In this lesson, we'll cover foundational techniques in Pandas for data manipulation, incluing creating and modifying DataFrames, handling missing data, and grouping data for aggregation. We'll also dive deeper into strategies for handling missing data.

---

In [None]:
import numpy as np
import pandas as pd

import random

**Let's create a DataFrame of random data**

In [None]:
data_dict = {f'column {i}': [random.randint(0, 100) for _ in range(10)]  for i in range(10)}

data_dict

In [None]:
data_df = pd.DataFrame(data_dict)

data_df

## Modify data in a DataFrame

In [None]:
data_df.info()

In [None]:
data_df.iloc[3, 5] = 180

data_df

In [None]:
data_df.loc[7, 'column 2'] = -220

data_df

In [None]:
# changing multiple values at once

data_df.iloc[:3, :3] = 0

data_df

**Using iloc and loc to modify values based on conditions**

In [None]:
(data_df['column 0'] > 50).values

In [None]:
data_df.iloc[(data_df['column 0'] > 50).values, [7,8]]

In [None]:
data_df.iloc[data_df['column 0'] > 50, [7, 8]] = -9999

In [None]:
data_df

In [None]:
data_df.loc[data_df['column 1'] > 80, ['column 4', 'column 6']]

In [None]:
data_df.loc[data_df['column 1'] > 80, ['column 4', 'column 6']] = 123456789

data_df

---

## Handling missing data in Pandas

In [None]:
data_df

In [None]:
data_df.loc[2, 'column 6'] = None
data_df.loc[8, 'column 6'] = None
data_df.loc[4, 'column 7'] = None

data_df

In [None]:
data_df.info()

In [None]:
data_df.isnull()

# data_df.isna()

In [None]:
data_df.isnull().sum()

#data_df.isnull().sum(axis=1)  # kommer summera över rader istället

In [None]:
data_df.isnull().sum().sum()

In [None]:
data_df.notnull()

# är helt ekvivalent med
# ~data_df.isnull()



Note that sometimes we might have dirty data in our dataset that is not counted as missing data, but is still important for you to identify and remedy, for example empty strings MIGHT be dirty and not intended data. 


In [None]:
data_df

In [None]:
data_df.iloc[9, 0] = ''

data_df

In [None]:
data_df.info()

---

## Strategies for handling missing data

In some cases, especially when the amount of missing data is minimal or "irrelevant", it's acceptable to simply remove rows or columns that contain missing values. This approach can be useful if you have a lot of data and don't need all the information.


In [None]:
# by default, drops ALL rows containing atleast one missing value

data_df.dropna()

In [None]:
# we can also instead drop all COLUMNS by providing axis=1 to dropna()

data_df.dropna(axis=1)

In [None]:
# data_df.dropna(inplace=True)   # inplace can be used to permanently delete the rows (or columns) containing missing values 

---

## Strategy 2: filling missing data (imputation)

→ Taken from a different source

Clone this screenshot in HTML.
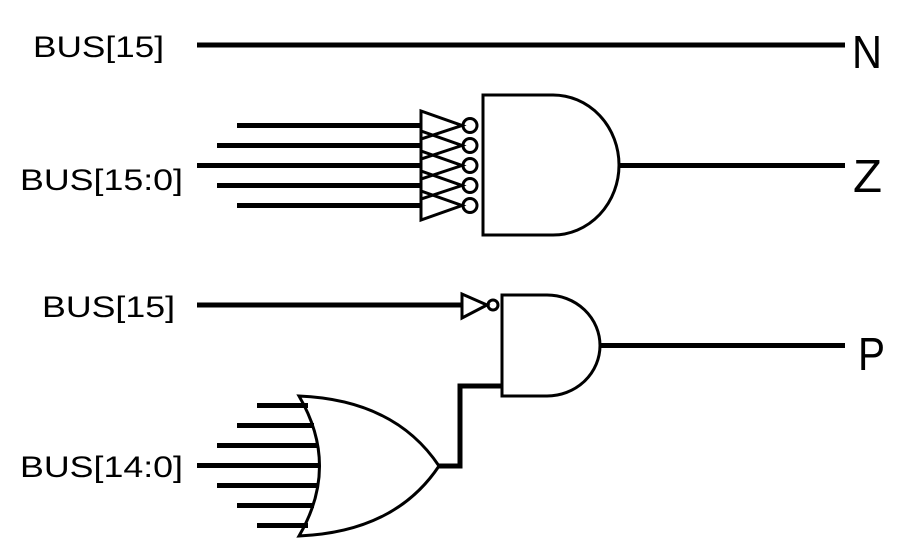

In other cases, it's more appropriate to fill the missing data with a certain value. This can be done using the **fillna()** method

**Filling in with a constant value**

In [None]:
data_df

In [None]:
data_df.fillna(666)  # imputes 666 for missing values, WHEREVER they are in the dataset

**Limit imputation to a certain column**

In [None]:
data_df['column 7'].fillna(54321)

# data_df['column 7'] = data_df['column 7'].fillna(54321)
# data_df['column 7'].fillna(54321, inplace=True)

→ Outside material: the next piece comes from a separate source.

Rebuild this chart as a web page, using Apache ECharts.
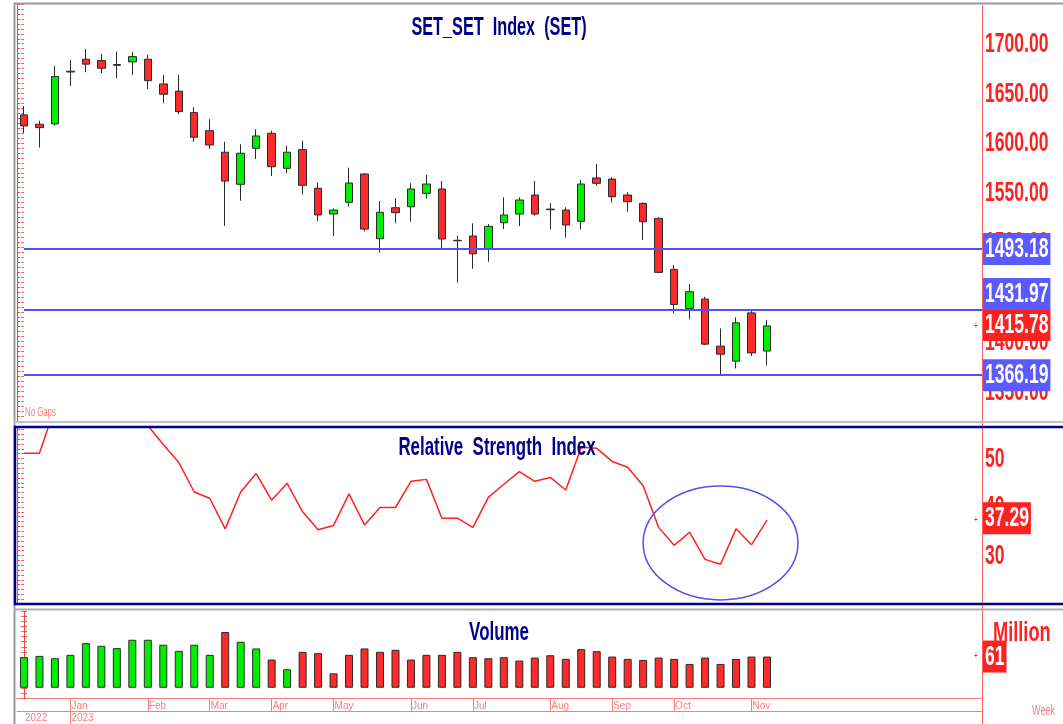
<!DOCTYPE html>
<html>
<head>
<meta charset="utf-8">
<script src="https://cdn.jsdelivr.net/npm/echarts@6.0.0/dist/echarts.min.js"></script>
<style>
  html, body { margin: 0; padding: 0; background: #fff; }
  #main { width: 1063px; height: 724px; }
</style>
</head>
<body>
<div id="main"></div>
<script>
// weekly bars, first bar = week of 12 Dec 2022
const opens  = [1628.3,1618.9,1619.2,1672.3,1684.4,1683.0,1678.2,1681.7,1684.4,1659.5,1652.2,1630.6,1612.4,1590.7,1558.4,1594.7,1609.8,1574.5,1593.3,1554.4,1528.5,1540.3,1568.8,1503.6,1534.8,1535.8,1549.3,1553.7,1502.0,1506.3,1493.2,1519.7,1528.5,1547.6,1532.8,1532.5,1521.1,1564.8,1563.7,1547.6,1539.2,1524.1,1472.7,1433.4,1442.8,1395.4,1380.3,1428.9,1390.4];
const closes = [1617.2,1615.5,1666.9,1671.5,1679.4,1675.3,1679.0,1687.0,1662.8,1649.1,1631.6,1605.8,1598.0,1561.7,1589.7,1607.1,1576.1,1590.7,1557.4,1527.5,1532.5,1559.7,1513.3,1530.2,1529.8,1553.7,1558.7,1503.3,1501.5,1488.4,1516.1,1527.5,1542.6,1528.5,1533.4,1517.4,1558.7,1559.4,1545.9,1540.9,1520.7,1469.7,1437.4,1450.2,1397.4,1387.3,1418.9,1388.6,1415.78];
const lows   = [1610.1,1595.3,1617.5,1657.5,1671.3,1670.3,1665.3,1668.6,1654.2,1640.1,1629.0,1601.3,1594.0,1516.7,1541.9,1583.9,1566.8,1569.5,1548.3,1521.7,1506.3,1535.8,1511.0,1489.5,1519.1,1520.7,1543.9,1492.9,1459.2,1473.3,1480.4,1513.3,1516.4,1526.7,1513.0,1504.6,1513.0,1557.0,1540.3,1530.8,1502.3,1469.0,1428.4,1422.3,1396.4,1366.2,1372.9,1385.6,1376.2];
const highs  = [1637.3,1622.5,1677.6,1683.7,1694.8,1689.8,1692.1,1691.5,1688.8,1668.6,1668.6,1636.0,1623.9,1601.3,1598.7,1613.8,1612.4,1597.3,1602.3,1560.0,1534.2,1575.1,1569.5,1541.6,1544.3,1559.4,1567.8,1561.7,1506.6,1519.1,1518.4,1545.3,1545.3,1561.7,1539.3,1535.2,1562.7,1578.9,1565.5,1550.3,1540.0,1525.0,1477.1,1457.9,1445.1,1413.2,1424.3,1432.0,1421.6];

const rsi = [51.1,51.1,60.5,63.5,66,64,64,66,56.8,52.9,49.2,43.1,41.8,35.5,43.1,46.9,41.4,44.9,39.0,35.3,36.2,42.7,36.3,39.9,39.9,45.3,45.7,37.7,37.7,35.8,42.0,44.7,47.3,45.3,46.1,43.5,52.3,52.1,49.4,48.2,44.4,35.8,32.1,34.8,29.2,28.2,35.5,32.2,37.29];

const volume = [59.7,62.3,57.7,64.3,87.2,82.0,77.4,93.8,93.8,84.0,72.2,84.0,64.3,108.9,89.9,76.8,55.1,36.1,70.2,67.6,28.2,64.3,76.8,70.2,74.1,55.1,64.3,64.3,70.2,59.7,57.7,59.7,53.1,59.0,63.6,56.4,75.4,71.5,61.0,56.4,54.4,59.0,56.4,46.6,59.0,46.6,56.4,61.0,61];
const volUp  = [1,1,1,1,1,1,1,1,1,1,1,1,1,0,1,1,0,1,0,0,0,0,0,0,0,0,0,0,0,0,0,0,0,0,0,0,0,0,0,0,0,0,0,0,0,0,0,0,0];

const levels = [1493.18, 1431.97, 1366.19];
const priceTicks = [1350, 1400, 1450, 1500, 1550, 1600, 1650, 1700];
const rsiTicks = [30, 40, 50];
const monthIdx = [3, 8, 12, 16, 20, 25, 29, 34, 38, 42, 47];
const monthLbl = ['Jan', 'Feb', 'Mar', 'Apr', 'May', 'Jun', 'Jul', 'Aug', 'Sep', 'Oct', 'Nov'];
const yearIdx = [0, 3];
const yearLbl = ['2022', '2023'];

const BASE = "'Liberation Sans', Arial, sans-serif";
const SX = 0.65;               // the original screenshot is squeezed sideways
const RED = '#ff2020';
const PINK = '#ff7a7a';
const NAVY = '#00008c';
const BLUEBOX = '#5a5aff';
const XMIN = -0.45, XMAX = 61.89;

const chart = echarts.init(document.getElementById('main'));

const candles = opens.map((o, i) => [i, o, closes[i], lows[i], highs[i]]);
const lastClose = closes[closes.length - 1];
const lastRsi = rsi[rsi.length - 1];
const lastVol = volume[volume.length - 1];

const hideX = gi => ({ type: 'value', gridIndex: gi, min: XMIN, max: XMAX, show: false });

function yPair(gi, min, max, interval) {
  return [
    {
      type: 'value', gridIndex: gi, position: 'right', min: min, max: max, interval: interval,
      axisLine: { show: false },
      axisTick: { show: true, inside: true, length: 3, lineStyle: { color: '#ff6060' } },
      axisLabel: { show: false },
      splitLine: { show: false }
    },
    {
      type: 'value', gridIndex: gi, position: 'left', min: min, max: max, interval: interval,
      axisLine: { show: true, lineStyle: { color: '#ff4040', width: 1 } },
      axisTick: { show: true, inside: true, length: 3, lineStyle: { color: '#ff4040' } },
      axisLabel: { show: false },
      splitLine: { show: false }
    }
  ];
}

const option = {
  backgroundColor: '#fff',
  animation: false,
  grid: [
    { left: 17, right: 81, top: 4, height: 417, outerBoundsMode: 'none' },
    { left: 17, right: 81, top: 427, height: 177, outerBoundsMode: 'none' },
    { left: 17, right: 81, top: 611, height: 87, outerBoundsMode: 'none' }
  ],
  xAxis: [
    hideX(0),
    hideX(1),
    {
      type: 'value', gridIndex: 2, position: 'bottom', min: XMIN, max: XMAX,
      axisLine: { show: true, onZero: false, lineStyle: { color: PINK } },
      axisTick: { show: true, customValues: monthIdx, length: 13, lineStyle: { color: PINK } },
      axisLabel: {
        show: true, customValues: monthIdx, align: 'left', margin: 3, padding: [0, 0, 0, 1],
        formatter: v => monthLbl[monthIdx.indexOf(Math.round(v))] || '',
        color: PINK, fontFamily: BASE, fontSize: 10
      },
      splitLine: { show: false }
    },
    {
      type: 'value', gridIndex: 2, position: 'bottom', min: XMIN, max: XMAX, offset: 13,
      axisLine: { show: true, onZero: false, lineStyle: { color: PINK } },
      axisTick: { show: true, customValues: [yearIdx[1]], length: 14, lineStyle: { color: PINK } },
      axisLabel: {
        show: true, customValues: yearIdx, align: 'left', margin: 2, padding: [0, 0, 0, 1],
        formatter: v => yearLbl[yearIdx.indexOf(Math.round(v))] || '',
        color: PINK, fontFamily: BASE, fontSize: 10
      },
      splitLine: { show: false }
    }
  ],
  yAxis: [
    ...yPair(0, 1320, 1740, 5),
    ...yPair(1, 20, 56.5, 1),
    ...yPair(2, -20, 150, 10)
  ],
  series: [
    {
      name: 'SET', type: 'candlestick', xAxisIndex: 0, yAxisIndex: 0,
      dimensions: ['x', 'open', 'close', 'lowest', 'highest'],
      encode: { x: 'x', y: ['open', 'close', 'lowest', 'highest'] },
      data: candles,
      barWidth: 8,
      clip: false,
      itemStyle: {
        color: '#00ee00', color0: '#ff2a2a',
        borderColor: '#2a2a2a', borderColor0: '#2a2a2a', borderWidth: 1
      },
      markLine: {
        silent: true, symbol: ['none', 'none'], label: { show: false },
        lineStyle: { color: '#5050ff', width: 2, type: 'solid' },
        data: levels.map(v => [{ coord: [0, v] }, { coord: [XMAX, v] }])
      }
    },
    {
      name: 'Relative Strength Index', type: 'line', xAxisIndex: 1, yAxisIndex: 2,
      data: rsi.map((v, i) => [i, v]),
      showSymbol: false, symbol: 'none',
      lineStyle: { color: RED, width: 1.5 }
    },
    {
      name: 'Volume', type: 'bar', xAxisIndex: 2, yAxisIndex: 4,
      barWidth: 8,
      data: volume.map((v, i) => ({
        value: [i, v],
        itemStyle: { color: volUp[i] ? '#00ee00' : '#ff2a2a' }
      })),
      itemStyle: { borderColor: '#2a2a2a', borderWidth: 1 }
    }
  ]
};

chart.setOption(option);

// ---- texts and value boxes, placed through the axes
const mctx = document.createElement('canvas').getContext('2d');
function textW(text, size, bold) {
  mctx.font = (bold ? 'bold ' : '') + size + 'px ' + BASE;
  return mctx.measureText(text).width * SX;
}
function txt(x, y, text, size, fill, align, bold, z) {
  return {
    type: 'text', x: x, y: y, scaleX: SX, z: z || 70,
    style: {
      text: text, fill: fill, align: align || 'left', verticalAlign: 'middle',
      font: (bold === false ? '' : 'bold ') + size + 'px ' + BASE
    }
  };
}
function box(top, text, bg) {
  const w = textW(text, 27, true) + 4;
  return [
    { type: 'rect', shape: { x: 983, y: top, width: w, height: 32 }, style: { fill: bg }, z: 80 },
    txt(985, top + 16.5, text, 27, '#fff', 'left', true, 81)
  ];
}
const py = v => chart.convertToPixel({ yAxisIndex: 0 }, v);
const ry = v => chart.convertToPixel({ yAxisIndex: 2 }, v);
const vy = v => chart.convertToPixel({ yAxisIndex: 4 }, v);

const els = [
  // frames
  { type: 'line', shape: { x1: 14, y1: 3.5, x2: 1063, y2: 3.5 }, style: { stroke: '#9a9a9a', lineWidth: 2 }, z: 50 },
  { type: 'line', shape: { x1: 14.5, y1: 3, x2: 14.5, y2: 724 }, style: { stroke: '#9a9a9a', lineWidth: 2 }, z: 50 },
  { type: 'line', shape: { x1: 14, y1: 422, x2: 1063, y2: 422 }, style: { stroke: '#c0c0c0', lineWidth: 2 }, z: 50 },
  { type: 'line', shape: { x1: 14, y1: 609.5, x2: 1063, y2: 609.5 }, style: { stroke: '#b0b0b0', lineWidth: 2 }, z: 50 },
  { type: 'rect', shape: { x: 15, y: 427, width: 1060, height: 177 }, style: { fill: 'none', stroke: NAVY, lineWidth: 2.5 }, z: 50 },
  { type: 'line', shape: { x1: 982.5, y1: 5, x2: 982.5, y2: 724 }, style: { stroke: '#ff6060', lineWidth: 1 }, z: 40 },
  // pane titles
  txt(499, 28, 'SET_SET  Index  (SET)', 25, NAVY, 'center'),
  txt(497, 448, 'Relative  Strength  Index', 26, NAVY, 'center'),
  txt(499, 633, 'Volume', 26, NAVY, 'center'),
  txt(993, 633, 'Million', 28, RED, 'left'),
  txt(25, 413, 'No Gaps', 12, PINK, 'left', false),
  txt(1032, 711, 'Week', 14, PINK, 'left', false)
];

// right axis labels
priceTicks.forEach(v => els.push(txt(985, py(v) + 1, v.toFixed(2), 27, RED)));
rsiTicks.forEach(v => els.push(txt(985, ry(v) + 1, String(v), 27, RED)));

// value boxes
const curTop = py(lastClose) - 17;
els.push(...box(curTop, lastClose.toFixed(2), RED));
levels.forEach(v => {
  let top = py(v) - 16;
  if (top < curTop + 32 && top + 32 > curTop) top = v > lastClose ? curTop - 31 : curTop + 31;
  els.push(...box(top, v.toFixed(2), BLUEBOX));
});
els.push(...box(ry(lastRsi) - 18, lastRsi.toFixed(2), RED));
els.push(...box(vy(lastVol) - 16, String(lastVol), RED));

// small "+" markers left of the right axis
[py(lastClose), ry(lastRsi), vy(lastVol)].forEach(y => els.push(txt(976, y, '+', 10, RED, 'center', false)));

// circle around the recent RSI swing
const ellCenter = [45, 32.6];
const c = chart.convertToPixel({ xAxisIndex: 1, yAxisIndex: 2 }, ellCenter);
const e = chart.convertToPixel({ xAxisIndex: 1, yAxisIndex: 2 }, [ellCenter[0] + 5, ellCenter[1] + 11.75]);
els.push({
  type: 'ellipse',
  shape: { cx: c[0], cy: c[1], rx: Math.abs(e[0] - c[0]), ry: Math.abs(c[1] - e[1]) },
  style: { fill: 'none', stroke: '#5050f0', lineWidth: 1.5 }, z: 60
});

chart.setOption({ graphic: { elements: els } });
</script>
</body>
</html>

**Filling in with statistical values (mean, median, mode)**

**mean**

In [None]:
data_df['column 7'].fillna(data_df['column 7'].mean())

**median**

In [None]:
data_df['column 7'].fillna(data_df['column 7'].median())

---

## Groupding data with groupby

Groupding data allows us to perform aggregations on subsets of said data. For example, we might want to calculate the average value of a column for each unique value in another column.

In [None]:
import seaborn as sns

titanic_df = sns.load_dataset('titanic')

titanic_df.head()

In [None]:
titanic_df.info()

In [None]:
titanic_df['who'].unique()

In [None]:
child_mask = titanic_df['who'] == 'child'
male_mask = titanic_df['sex'] == 'male'


titanic_df[child_mask & male_mask].head(10)

In [None]:
titanic_df['survived'].value_counts()

In [None]:
# total average age

titanic_df['age'].mean()

In [None]:
sns.histplot(data=titanic_df, x='age', hue='sex')

In [None]:
titanic_df.groupby('sex')['age'].mean()

In [None]:
titanic_df.groupby('who')['age'].mean()

In [None]:
titanic_df.groupby('sex')['survived'].sum()

In [None]:
titanic_df['class'].value_counts()

In [None]:
titanic_df.groupby('class')['survived'].sum()

**Grouping by and aggregating by multiple columns**

In [None]:
titanic_df.groupby(['sex', 'survived'])['age'].mean()

In [None]:
titanic_df.groupby(['sex', 'survived'])[['age', 'fare']].mean()

In [None]:
titanic_df.groupby(['sex', 'class', 'survived'])[['age', 'fare']].mean()

In [None]:
titanic_df